The UK has announced it will be retracting the majority of 180 diplomats from attending EU meetings, by 1 September
180 EU-based UK officials will now only attend EU meetings where the UK has a significant national interest in the outcome of discussions, such as on security, defence and finance.
This decision reflects the fact that the UK’s exit from the EU on 31 October is now very close and many of the discussions in EU meetings will be about the future of the Union after the UK has left.
Parliament will resume their session in September, lending to the sense of urgency.
In July, PM Johnson floated the idea of extracting diplomats from the EU meetings to free up their time and focus on the infrastructure of the UK post-Brexit. This sentiment is being upheld as a key reason, with diplomatic time being prioritised elsewhere to prepare for the outcome of October 31st.
President Trump voiced criticism of Brexit negotiations on the EU side, saying:
“Dealing with the European Union is very difficult, they drive a hard bargain.
“They have not treated the UK very well.”

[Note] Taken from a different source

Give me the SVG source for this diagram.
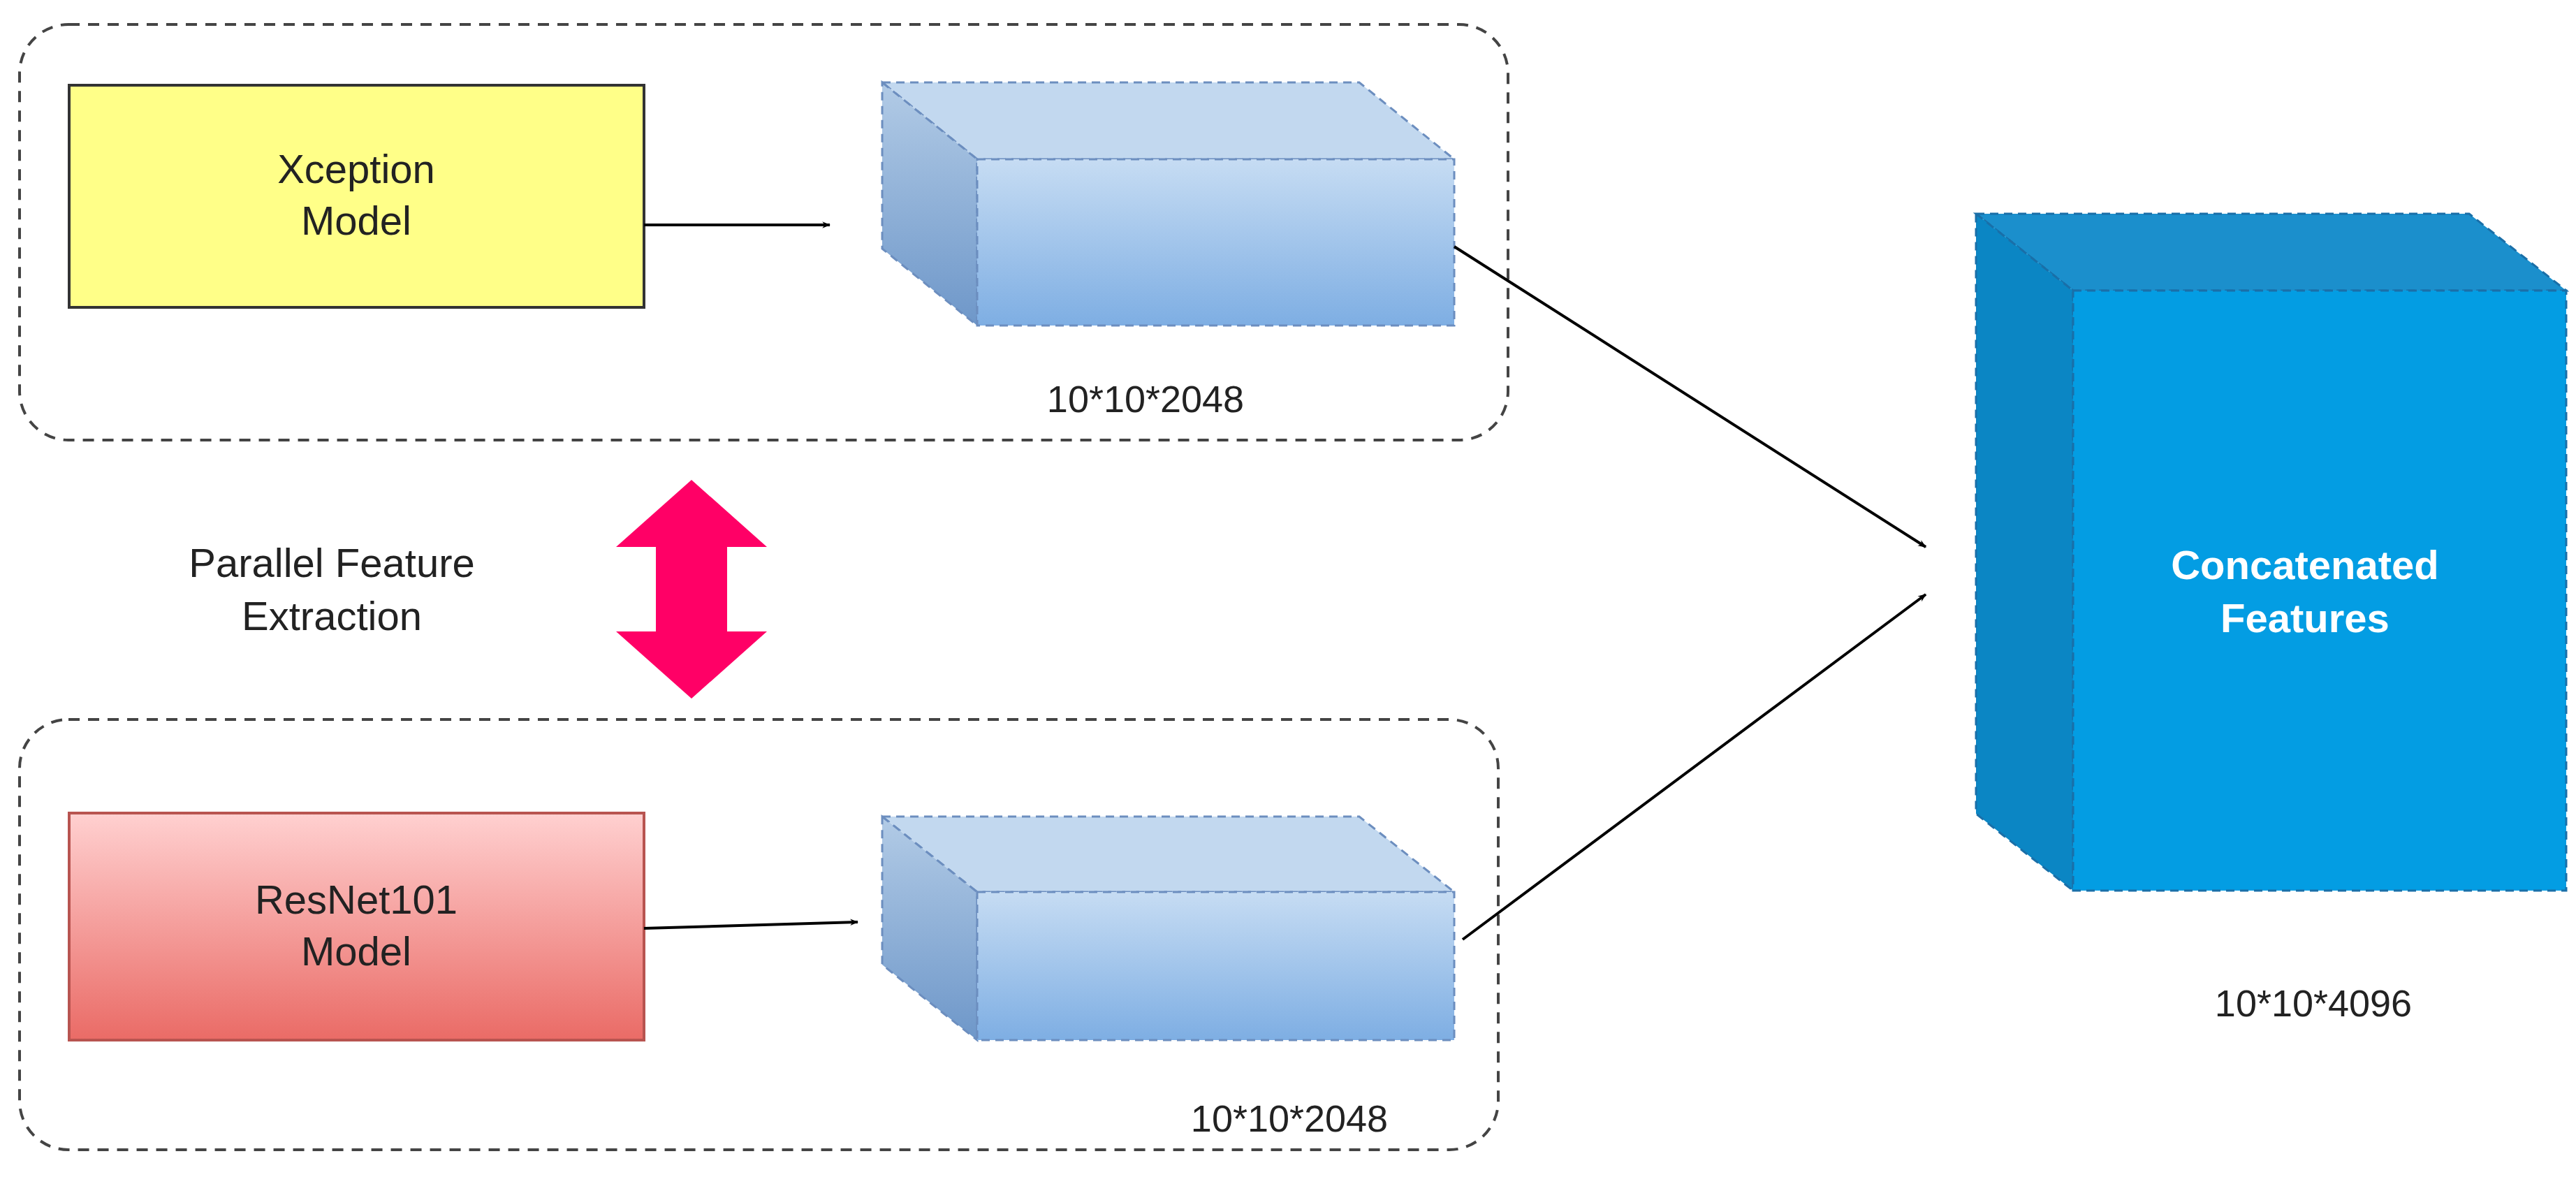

A key priority stated by the UK government is trade. With the recent release of a cynical internal document outlining Operation Yellowhammer, the future of trade between the UK and the member states of the EU is a pressing issue for local business and industry.

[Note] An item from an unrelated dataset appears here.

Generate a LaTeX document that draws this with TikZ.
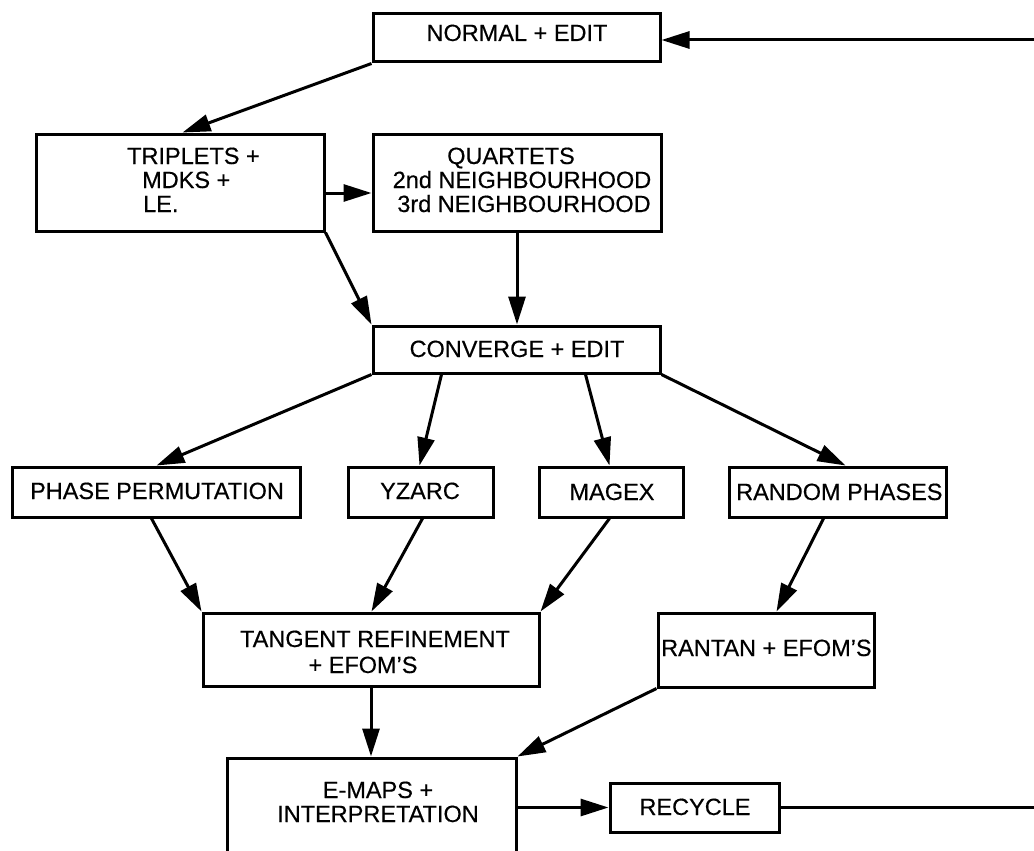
\documentclass[tikz,border=0pt]{standalone}
\usepackage{fontspec}
\setmainfont{Liberation Sans}
\newfontfamily\chartfont{Liberation Sans}[FakeBold=0.4]
\usetikzlibrary{arrows.meta,fit}
\begin{document}
\begin{tikzpicture}[x=1pt,y=-1pt,
  box/.style={draw,line width=3pt,inner sep=0pt,rectangle},
  lbl/.style={font=\chartfont\fontsize{23.5}{26}\selectfont,inner sep=0pt,anchor=base},
  lblw/.style={lbl,anchor=base west},
  arr/.style={line width=3pt,-{Triangle[length=28pt,width=17pt]}}]
\useasboundingbox (0,0) rectangle (1034,851);
\clip (0,0) rectangle (1034,851);
\fill[white] (0,0) rectangle (1034,851);

% boxes
\node[box,fit={(373,14) (660,62)}]   (normal)  {};
\node[box,fit={(36,134) (324,231)}]  (trip)    {};
\node[box,fit={(373,134) (661,231)}] (quart)   {};
\node[box,fit={(373,326) (660,373)}] (conv)    {};
\node[box,fit={(12,467) (300,517)}]  (phase)   {};
\node[box,fit={(348,467) (493,517)}] (yzarc)   {};
\node[box,fit={(539,467) (683,517)}] (magex)   {};
\node[box,fit={(729,467) (946,517)}] (random)  {};
\node[box,fit={(203,613) (539,686)}] (tang)    {};
\node[box,fit={(658,613) (874,687)}] (rantan)  {};
\node[box,fit={(227,758) (516,880)}] (emaps)   {};
\node[box,fit={(610,783) (779,832)}] (recycle) {};

% labels
\node[lbl]  (normal-t) at (517,41)  {NORMAL + EDIT};
\node[lblw] (trip-a)   at (127,164) {TRIPLETS +};
\node[lblw] (trip-b)   at (142,188) {MDKS +};
\node[lblw] (trip-c)   at (143,212) {LE.};
\node[lbl]  (quart-a)  at (511,164) {QUARTETS};
\node[lbl]  (quart-b)  at (522,188) {2nd NEIGHBOURHOOD};
\node[lbl]  (quart-c)  at (524,212) {3rd NEIGHBOURHOOD};
\node[lbl]  (conv-t)   at (517,357) {CONVERGE + EDIT};
\node[lbl]  (phase-t)  at (157,499) {PHASE PERMUTATION};
\node[lbl]  (yzarc-t)  at (420,499) {YZARC};
\node[lbl]  (magex-t)  at (612,500) {MAGEX};
\node[lblw] (random-t) at (736,500) {RANDOM PHASES};
\node[lbl]  (tang-a)   at (375,647) {TANGENT REFINEMENT};
\node[lbl]  (tang-b)   at (363,673) {+ EFOM’S};
\node[lblw] (rantan-t) at (661,656) {RANTAN + EFOM’S};
\node[lbl]  (emaps-a)  at (378,798) {E-MAPS +};
\node[lbl]  (emaps-b)  at (378,822) {INTERPRETATION};
\node[lbl]  (recyc-t)  at (695,815) {RECYCLE};

% connectors
\draw[arr] (normal.south west) -- ([xshift=148pt]trip.north west);
\draw[arr] ([yshift=-10.5pt]trip.east) -- ([yshift=-10.5pt]quart.west);
\draw[arr] (trip.south east) -- (conv.north west);
\draw[arr] (quart.south) -- (quart.south |- conv.north);
\draw[arr] (conv.south west) -- ([xshift=146pt]phase.north west);
\draw[arr] ([xshift=70pt]conv.south west) -- ([xshift=73pt]yzarc.north west);
\draw[arr] ([xshift=214pt]conv.south west) -- ([xshift=72pt]magex.north west);
\draw[arr] (conv.south east) -- ([xshift=118pt]random.north west);
\draw[arr] ([xshift=141pt]phase.south west) -- (tang.north west);
\draw[arr] ([xshift=76pt]yzarc.south west) -- ([xshift=170pt]tang.north west);
\draw[arr] ([xshift=72pt]magex.south west) -- (tang.north east);
\draw[arr] ([xshift=96pt]random.south west) -- ([xshift=120pt]rantan.north west);
\draw[arr] (tang.south) -- (tang.south |- emaps.north);
\draw[arr] (rantan.south west) -- (emaps.north east);
\draw[arr] (emaps.east |- recycle.west) -- (recycle.west);

% feedback loop back to the top
\coordinate (fbB) at (1060,807.5);
\coordinate (fbT) at (1060,40);
\draw[arr] (recycle.east) -- (fbB) -- (fbT) -- (normal.east |- fbT);
\end{tikzpicture}
\end{document}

The Irish backstop has not been mentioned amongst the list of priority negotiations.
Donald Tusk, European Council president, spoke out on the Irish backstop plans:
“Those against the backstop and not proposing realistic alternatives in fact support reestablishing a border. Even if they do not admit it.”
The Department for Exiting the European Union said:
“This decision is not intended in any way to frustrate the functioning of the EU. The UK’s vote will be delegated in a way that does not obstruct the ongoing business of the remaining 27 EU members.”
Where matters of “ongoing national interest” are being discussed, the UK commits to being present until 31 October. The UK has decided that they do not need representation at all of these meetings, especially where the subject is the future of the EU after they exit.
The UK will continue to attend if and when it is in their interest, with particular regard to meetings on UK exit, sovereignty, international relations, security, or finance and the Prime Minister will attend European Council.
Secretary of State Steve Barclay said:
“An incredible amount of time and effort goes into EU meetings with attendance just the tip of the iceberg. Our diligent, world-class officials also spend many hours preparing for them whether in reading the necessary papers or working on briefings.
“From now on we will only go to the meetings that really matter, reducing attendance by over half and saving hundreds of hours. This will free up time for Ministers and their officials to get on with preparing for our departure on October 31 and seizing the opportunities that lie ahead.”
The UK currently has 71 days left to approve a withdrawal agreement.